Sept. 17 (Bloomberg) -- California lawmakers couldn’t bring themselves to end a $1 billion tax break for General Motors Co., Kimberly-Clark Corp. and other multistate businesses, so now voters will decide.
If Proposition 39 is approved, as at least one recent poll suggests, corporations based outside California would lose an option that let some pay lower income taxes than those in-state.
California, the most populous and most indebted state, has cut spending on schools and the poor to help erase a $15.7 billion deficit. Governor Jerry Brown is asking voters in November for higher sales and income taxes.
“Special interests will block any attempt to close this loophole through the Legislature,” said Assembly Speaker John Perez, a Los Angeles Democrat who championed an effort to repeal the tax break that died in the Senate Aug. 31. “It is up to the voters to approve this measure to make California businesses competitive and create jobs.”
Leading the fight for passage of the ballot measure is billionaire hedge-fund manager Thomas Steyer, the chairman of Farallon Capital Management LLC in San Francisco, who has donated $21.9 million to the effort, according to campaign-finance records.
The nonpartisan Legislative Analyst’s Office estimates that adopting the so-called single-sales factor tax formula would yield $1 billion a year in additional revenue. Perez’s plan earmarked the money for college scholarships. Under Steyer’s proposition, half would go toward general spending and half to energy-efficiency projects.
California requires businesses in agriculture, mining and banking to base their corporate taxes equally on payroll, property and sales, according to the state Finance Department. Other companies may choose to base their taxes 100 percent on sales, or a formula that’s 50 percent in-state sales, 25 percent property and 25 percent on other sales.
The rules were put in place as part of a deal Governor Arnold Schwarzenegger struck with fellow Republicans in 2009 in return for their support of a tax increase to help eliminate a $35 billion deficit.
Corporate income taxes are the third-largest revenue source for California’s general fund, yielding $9.6 billion in 2010-2011, the legislative analyst said.
Perez’s legislative bid to repeal the optional tax formula attracted support from unions including the California Teachers Association and from one corporation, San Diego-based Qualcomm Inc., according to a legislative analysis.
“It’s a question of tax fairness,” Steyer, the co-chairman of Yes on 39, said in a blog post. “This corporate loophole only helps out-of-state companies.
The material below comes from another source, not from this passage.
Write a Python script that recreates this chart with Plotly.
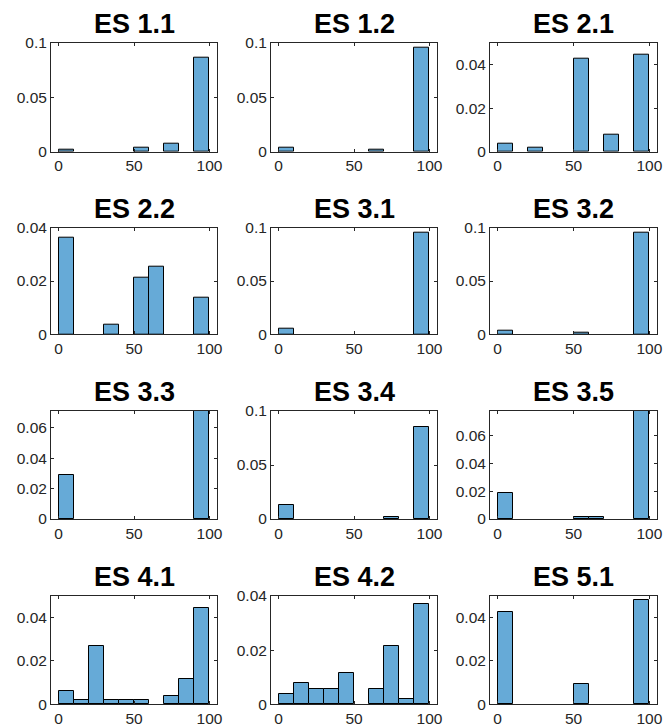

Nobody else. It saves them just over a billion dollars per year in taxes. On top of that, it is powerful incentive for them not to hire Californians.”
Opponents include companies that have benefited from the choice such as GM in Detroit, Dallas-based Kimberly-Clark, the maker of personal-care products; Chrysler Group, the automaker based in Auburn Hills, Michigan, and Memphis, Tennessee-based International Paper Co.
Spokesmen for each of the companies declined to give information about their tax liabilities in California or how they would change if the optional tax formula were repealed. They referred questions to Peter DeMarco, the Sacramento-based spokesman for their lobbying group, California Employers Against Higher Taxes.
DeMarco declined to comment on the tax implications of the change on individual companies, saying it was proprietary information. H.D. Palmer, a spokesman for the Finance Department, said state officials wouldn’t release the information for the same reason.
Qualcomm hasn’t taken a position on Proposition 39, spokeswoman Christie Thoene said by e-mail. The campaign for the measure lists several smaller companies as backers on its website, such as Atlas Project Support, a consultancy based in Bonsall, California, that advises developers on energy efficiency. The company’s founder, Michael Vargas, said the ballot measure’s promise of as much as $500 million a year to help curb energy use could be good for his three-employee firm.
“People are more interested in the energy space than ever before,” Vargas said by telephone.
Opponents haven’t set up a formal political committee to fight the measure, according to secretary of state records.
The tax change would amount to a $1 billion a year in additional cost for businesses while the state is struggling with the nation’s third-highest unemployment rate, said Dorothy Rothrock, vice president of the California Manufacturers and Technology Association.
The Golden State’s business climate is already seen as difficult because of environmental laws and sales taxes on manufacturing equipment, she said by telephone.
“If this is something to ostensibly benefit the economy in California, why aren’t businesses supporting it?” Rothrock said. “There’s no benefits. There’s only harm.”
Proposition 39 had the support of 57 percent of likely voters in an online poll released last week by the California Business Roundtable and Pepperdine University School of Public Policy. About 29 percent opposed the measure. The poll of 802 people was conducted Sept. 9-12 and had a margin of error of plus or minus 3.5 percentage points.
The proposition will face “strong headwinds” as opponents play up their economic arguments, said Bob Stern, president of the nonpartisan Center for Governmental Studies in Los Angeles.
“When a measure is complicated and voters aren’t sure, they tend to vote no,” Stern said.